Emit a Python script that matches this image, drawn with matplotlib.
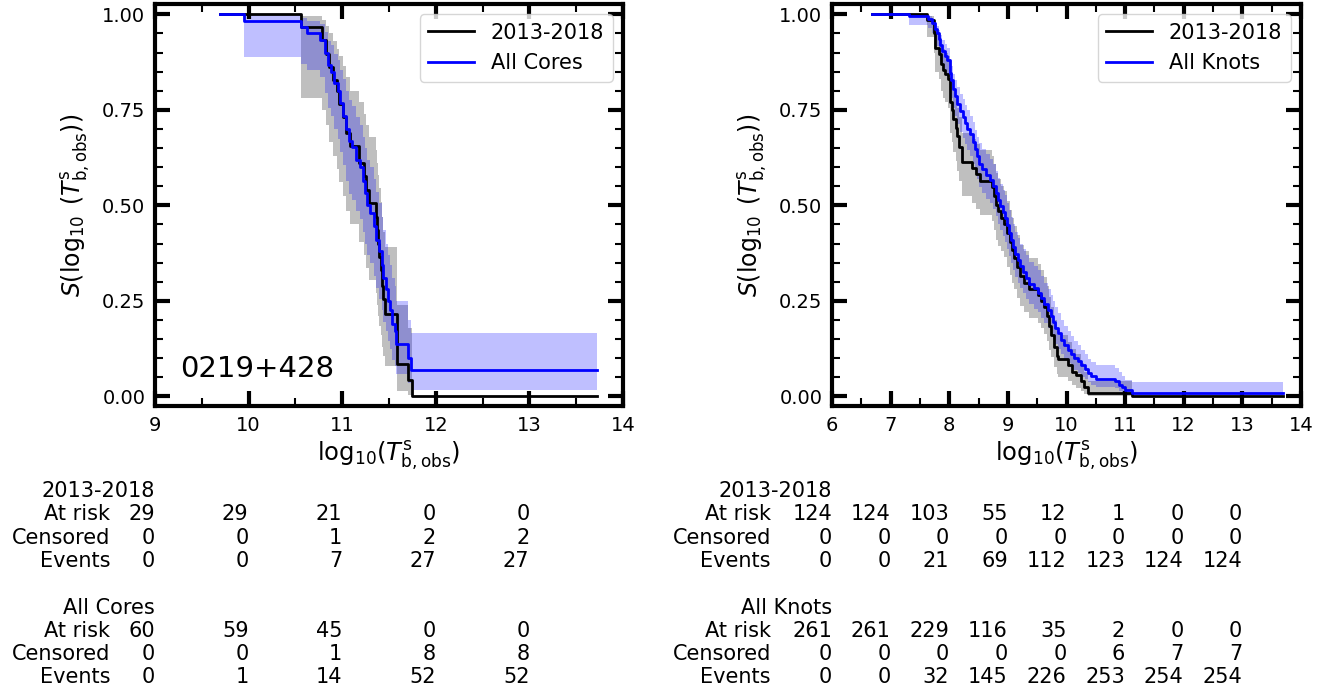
import matplotlib.pyplot as plt
from matplotlib.ticker import MultipleLocator
from matplotlib.transforms import blended_transform_factory, offset_copy

W, H = 1338, 698

# ---- left panel: 0219+428 cores, Kaplan-Meier steps ----
cores13_t = [9.69, 10.556, 10.78, 10.83, 10.86, 10.90, 10.94, 10.97, 11.005, 11.04,
             11.08, 11.18, 11.235, 11.25, 11.29, 11.365, 11.375, 11.385, 11.395, 11.41,
             11.425, 11.44, 11.46, 11.59, 11.70, 11.745, 13.72]
cores13_s = [1.0, 0.966, 0.933, 0.897, 0.862, 0.828, 0.800, 0.766, 0.731, 0.690,
             0.655, 0.612, 0.578, 0.539, 0.506, 0.470, 0.435, 0.400, 0.366, 0.330,
             0.290, 0.255, 0.217, 0.086, 0.043, 0.0, 0.0]
cores13_lo = [1.0, 0.78, 0.75, 0.71, 0.665, 0.63, 0.595, 0.56, 0.525, 0.485,
              0.45, 0.405, 0.37, 0.335, 0.305, 0.27, 0.24, 0.21, 0.185, 0.16,
              0.13, 0.105, 0.08, 0.015, 0.004, 0.0, 0.0]
cores13_hi = [1.0, 0.995, 0.985, 0.97, 0.95, 0.93, 0.91, 0.89, 0.865, 0.835,
              0.80, 0.77, 0.74, 0.71, 0.68, 0.645, 0.61, 0.58, 0.545, 0.51,
              0.47, 0.43, 0.39, 0.24, 0.18, 0.0, 0.0]

coresall_t = [9.69, 9.95, 10.556, 10.62, 10.76, 10.82, 10.85, 10.88, 10.91, 10.95,
              10.98, 11.01, 11.04, 11.07, 11.10, 11.15, 11.19, 11.22, 11.245, 11.27,
              11.30, 11.34, 11.36, 11.39, 11.42, 11.44, 11.47, 11.49, 11.51, 11.53,
              11.56, 11.58, 11.70, 11.735, 13.72]
coresall_s = [1.0, 0.983, 0.967, 0.950, 0.933, 0.900, 0.867, 0.850, 0.820, 0.800,
              0.767, 0.735, 0.700, 0.668, 0.652, 0.620, 0.600, 0.565, 0.533, 0.500,
              0.480, 0.445, 0.410, 0.380, 0.345, 0.310, 0.280, 0.250, 0.225, 0.190,
              0.170, 0.138, 0.100, 0.068, 0.068]
coresall_lo = [1.0, 0.889, 0.87, 0.855, 0.835, 0.795, 0.755, 0.735, 0.70, 0.675,
               0.64, 0.605, 0.565, 0.53, 0.515, 0.485, 0.465, 0.43, 0.40, 0.37,
               0.35, 0.315, 0.285, 0.255, 0.225, 0.195, 0.17, 0.145, 0.125, 0.095,
               0.08, 0.06, 0.035, 0.016, 0.016]
coresall_hi = [1.0, 0.998, 0.99, 0.983, 0.975, 0.955, 0.93, 0.92, 0.895, 0.88,
               0.855, 0.83, 0.80, 0.775, 0.76, 0.73, 0.71, 0.68, 0.65, 0.62,
               0.60, 0.57, 0.535, 0.505, 0.47, 0.435, 0.40, 0.37, 0.345, 0.31,
               0.29, 0.25, 0.20, 0.167, 0.167]

# ---- right panel: knots ----
knots13_t = [6.68, 7.62, 7.74, 7.76, 7.83, 7.86, 7.89, 7.92, 7.98, 8.005,
             8.04, 8.07, 8.11, 8.14, 8.17, 8.21, 8.38, 8.46, 8.53, 8.73,
             8.76, 8.80, 8.84, 8.88, 8.94, 8.99, 9.03, 9.07, 9.11, 9.16,
             9.21, 9.27, 9.36, 9.52, 9.57, 9.61, 9.66, 9.70, 9.74, 9.79,
             9.83, 9.86, 10.03, 10.10, 10.16, 10.25, 10.30, 10.36, 11.12, 13.70]
knots13_s = [1.000, 0.984, 0.952, 0.911, 0.895, 0.871, 0.855, 0.845, 0.831, 0.770,
             0.750, 0.726, 0.702, 0.681, 0.653, 0.613, 0.597, 0.581, 0.565, 0.548,
             0.524, 0.500, 0.484, 0.468, 0.452, 0.427, 0.403, 0.383, 0.363, 0.339,
             0.315, 0.298, 0.282, 0.266, 0.250, 0.234, 0.210, 0.185, 0.161, 0.129,
             0.105, 0.097, 0.081, 0.065, 0.056, 0.040, 0.024, 0.008, 0.0, 0.0]
knots13_lo = [1.0, 0.94, 0.90, 0.85, 0.83, 0.80, 0.78, 0.77, 0.755, 0.69,
              0.665, 0.64, 0.615, 0.59, 0.565, 0.525, 0.505, 0.49, 0.475, 0.458,
              0.435, 0.41, 0.395, 0.38, 0.365, 0.34, 0.317, 0.298, 0.28, 0.257,
              0.236, 0.22, 0.206, 0.192, 0.178, 0.164, 0.144, 0.122, 0.102, 0.076,
              0.058, 0.052, 0.04, 0.029, 0.023, 0.014, 0.006, 0.001, 0.0, 0.0]
knots13_hi = [1.0, 0.996, 0.978, 0.95, 0.94, 0.92, 0.91, 0.90, 0.89, 0.835,
              0.82, 0.80, 0.775, 0.755, 0.73, 0.69, 0.675, 0.66, 0.645, 0.63,
              0.607, 0.584, 0.568, 0.552, 0.537, 0.512, 0.487, 0.467, 0.447, 0.422,
              0.397, 0.38, 0.363, 0.346, 0.33, 0.313, 0.288, 0.261, 0.235, 0.199,
              0.172, 0.162, 0.143, 0.123, 0.111, 0.088, 0.064, 0.04, 0.0, 0.0]

knotsall_t = [6.68, 7.32, 7.63, 7.70, 7.75, 7.79, 7.82, 7.85, 7.88, 7.92,
              7.96, 8.005, 8.03, 8.06, 8.10, 8.14, 8.18, 8.23, 8.27, 8.31,
              8.35, 8.40, 8.44, 8.47, 8.51, 8.56, 8.62, 8.70, 8.75, 8.79,
              8.83, 8.87, 8.91, 8.95, 8.99, 9.02, 9.05, 9.09, 9.13, 9.17,
              9.21, 9.26, 9.31, 9.36, 9.44, 9.52, 9.57, 9.62, 9.68, 9.73,
              9.77, 9.81, 9.86, 9.91, 9.96, 10.02, 10.07, 10.13, 10.19, 10.25,
              10.31, 10.36, 10.42, 10.50, 10.82, 10.90, 10.95, 11.00, 11.12, 13.70]
knotsall_s = [1.000, 0.996, 0.989, 0.977, 0.962, 0.950, 0.935, 0.920, 0.905, 0.892,
              0.880, 0.847, 0.828, 0.805, 0.786, 0.766, 0.747, 0.732, 0.716, 0.701,
              0.686, 0.667, 0.647, 0.628, 0.609, 0.594, 0.579, 0.567, 0.552, 0.533,
              0.514, 0.498, 0.483, 0.467, 0.448, 0.429, 0.410, 0.391, 0.372, 0.356,
              0.341, 0.326, 0.310, 0.295, 0.283, 0.272, 0.257, 0.241, 0.226, 0.211,
              0.195, 0.180, 0.165, 0.149, 0.134, 0.122, 0.111, 0.100, 0.092, 0.081,
              0.073, 0.062, 0.054, 0.046, 0.040, 0.031, 0.024, 0.016, 0.008, 0.008]
knotsall_lo = [1.0, 0.973, 0.965, 0.95, 0.933, 0.918, 0.899, 0.882, 0.866, 0.851,
               0.837, 0.80, 0.78, 0.755, 0.735, 0.713, 0.693, 0.677, 0.66, 0.644,
               0.628, 0.608, 0.587, 0.568, 0.548, 0.533, 0.518, 0.505, 0.49, 0.471,
               0.452, 0.436, 0.421, 0.405, 0.386, 0.368, 0.35, 0.332, 0.313, 0.298,
               0.284, 0.27, 0.255, 0.241, 0.23, 0.22, 0.206, 0.192, 0.178, 0.164,
               0.15, 0.137, 0.124, 0.11, 0.097, 0.087, 0.078, 0.068, 0.061, 0.052,
               0.045, 0.037, 0.031, 0.025, 0.021, 0.014, 0.009, 0.005, 0.001, 0.001]
knotsall_hi = [1.0, 0.999, 0.996, 0.989, 0.978, 0.97, 0.958, 0.946, 0.934, 0.923,
               0.912, 0.883, 0.866, 0.845, 0.828, 0.81, 0.792, 0.778, 0.763, 0.749,
               0.735, 0.717, 0.698, 0.68, 0.662, 0.648, 0.634, 0.622, 0.608, 0.59,
               0.572, 0.556, 0.541, 0.526, 0.507, 0.488, 0.469, 0.45, 0.431, 0.415,
               0.40, 0.385, 0.369, 0.353, 0.341, 0.33, 0.314, 0.298, 0.282, 0.266,
               0.25, 0.234, 0.218, 0.20, 0.184, 0.17, 0.157, 0.145, 0.135, 0.122,
               0.112, 0.099, 0.09, 0.082, 0.075, 0.063, 0.054, 0.044, 0.037, 0.037]

# ---- at-risk tables (columns sit on the x ticks) ----
cores_ticks = [9, 10, 11, 12, 13]
cores_names = ["2013-2018", "All Cores"]
cores_risk = [[29, 29, 21, 0, 0], [60, 59, 45, 0, 0]]
cores_cens = [[0, 0, 1, 2, 2], [0, 0, 1, 8, 8]]
cores_events = [[0, 0, 7, 27, 27], [0, 1, 14, 52, 52]]

knots_ticks = [6, 7, 8, 9, 10, 11, 12, 13]
knots_names = ["2013-2018", "All Knots"]
knots_risk = [[124, 124, 103, 55, 12, 1, 0, 0], [261, 261, 229, 116, 35, 2, 0, 0]]
knots_cens = [[0, 0, 0, 0, 0, 0, 0, 0], [0, 0, 0, 0, 0, 6, 7, 7]]
knots_events = [[0, 0, 21, 69, 112, 123, 124, 124], [0, 0, 32, 145, 226, 253, 254, 254]]


def km(ax, t, s, lo, hi, color, label):
    ax.fill_between(t, lo, hi, step='post', color=color, alpha=0.25, linewidth=0)
    ax.step(t, s, where='post', color=color, lw=2, label=label)


def style(ax, xlim):
    ax.set_xlim(*xlim)
    ax.set_ylim(-0.025, 1.027)
    ax.xaxis.set_major_locator(MultipleLocator(1))
    ax.xaxis.set_minor_locator(MultipleLocator(0.5))
    ax.yaxis.set_major_locator(MultipleLocator(0.25))
    ax.yaxis.set_minor_locator(MultipleLocator(0.05))
    ax.tick_params(which='both', direction='in', top=True, right=True, labelsize=14)
    ax.tick_params(which='major', length=11, width=3, pad=7)
    ax.tick_params(which='minor', length=6, width=1.5)
    for sp in ax.spines.values():
        sp.set_linewidth(3)
    ax.set_xlabel(r'$\mathrm{log}_{10}(T^{\rm s}_{\rm b,obs})$', fontsize=17.5, labelpad=3)
    ax.set_ylabel(r'$S(\log_{10}\;(T^{\rm s}_{\rm b,obs}))$', fontsize=17, labelpad=7)
    ax.legend(loc='upper right', fontsize=15, handlelength=2.2)


def table(ax, ticks, names, risk, cens, events, label_off):
    fs = 15
    trans = blended_transform_factory(ax.transData, fig.transFigure)
    label_trans = offset_copy(trans, fig=fig, x=-label_off, units='dots')
    y = 491
    for k in range(2):
        fig.text(ticks[0], 1 - y / H, names[k], ha='right', va='center',
                 fontsize=fs, transform=trans)
        rows = [("At risk", risk[k]), ("Censored", cens[k]), ("Events", events[k])]
        for i, (lab, vals) in enumerate(rows):
            yy = 1 - (y + 23.3 * (i + 1)) / H
            fig.text(ticks[0], yy, lab, ha='right', va='center', fontsize=fs,
                     transform=label_trans)
            for tk, v in zip(ticks, vals):
                fig.text(tk, yy, str(v), ha='right', va='center', fontsize=fs,
                         transform=trans)
        y += 116.5


fig = plt.figure(figsize=(W / 100, H / 100), dpi=100)
ax1 = fig.add_axes([155 / W, 1 - 406 / H, 468 / W, 402 / H])
ax2 = fig.add_axes([832 / W, 1 - 406 / H, 469 / W, 402 / H])

km(ax1, cores13_t, cores13_s, cores13_lo, cores13_hi, 'black', '2013-2018')
km(ax1, coresall_t, coresall_s, coresall_lo, coresall_hi, 'blue', 'All Cores')
style(ax1, (9, 14))
ax1.text(0.053, 0.073, '0219+428', transform=ax1.transAxes, fontsize=21)

km(ax2, knots13_t, knots13_s, knots13_lo, knots13_hi, 'black', '2013-2018')
km(ax2, knotsall_t, knotsall_s, knotsall_lo, knotsall_hi, 'blue', 'All Knots')
style(ax2, (6, 14))

table(ax1, cores_ticks, cores_names, cores_risk, cores_cens, cores_events, 45)
table(ax2, knots_ticks, knots_names, knots_risk, knots_cens, knots_events, 61)

fig.savefig('out.png', dpi=100)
● ● ● ● ● ● ●
Up to and including the line with "0.47, 0.43, 0.39, 0.24, 0.18, 0.0, 0.0]", copy the data above from its first line. Skip pictures.

▸ **Solution**
Emit a Python script that matches this image, drawn with matplotlib.
import matplotlib.pyplot as plt
from matplotlib.ticker import MultipleLocator
from matplotlib.transforms import blended_transform_factory, offset_copy

W, H = 1338, 698

# ---- left panel: 0219+428 cores, Kaplan-Meier steps ----
cores13_t = [9.69, 10.556, 10.78, 10.83, 10.86, 10.90, 10.94, 10.97, 11.005, 11.04,
             11.08, 11.18, 11.235, 11.25, 11.29, 11.365, 11.375, 11.385, 11.395, 11.41,
             11.425, 11.44, 11.46, 11.59, 11.70, 11.745, 13.72]
cores13_s = [1.0, 0.966, 0.933, 0.897, 0.862, 0.828, 0.800, 0.766, 0.731, 0.690,
             0.655, 0.612, 0.578, 0.539, 0.506, 0.470, 0.435, 0.400, 0.366, 0.330,
             0.290, 0.255, 0.217, 0.086, 0.043, 0.0, 0.0]
cores13_lo = [1.0, 0.78, 0.75, 0.71, 0.665, 0.63, 0.595, 0.56, 0.525, 0.485,
              0.45, 0.405, 0.37, 0.335, 0.305, 0.27, 0.24, 0.21, 0.185, 0.16,
              0.13, 0.105, 0.08, 0.015, 0.004, 0.0, 0.0]
cores13_hi = [1.0, 0.995, 0.985, 0.97, 0.95, 0.93, 0.91, 0.89, 0.865, 0.835,
              0.80, 0.77, 0.74, 0.71, 0.68, 0.645, 0.61, 0.58, 0.545, 0.51,
              0.47, 0.43, 0.39, 0.24, 0.18, 0.0, 0.0]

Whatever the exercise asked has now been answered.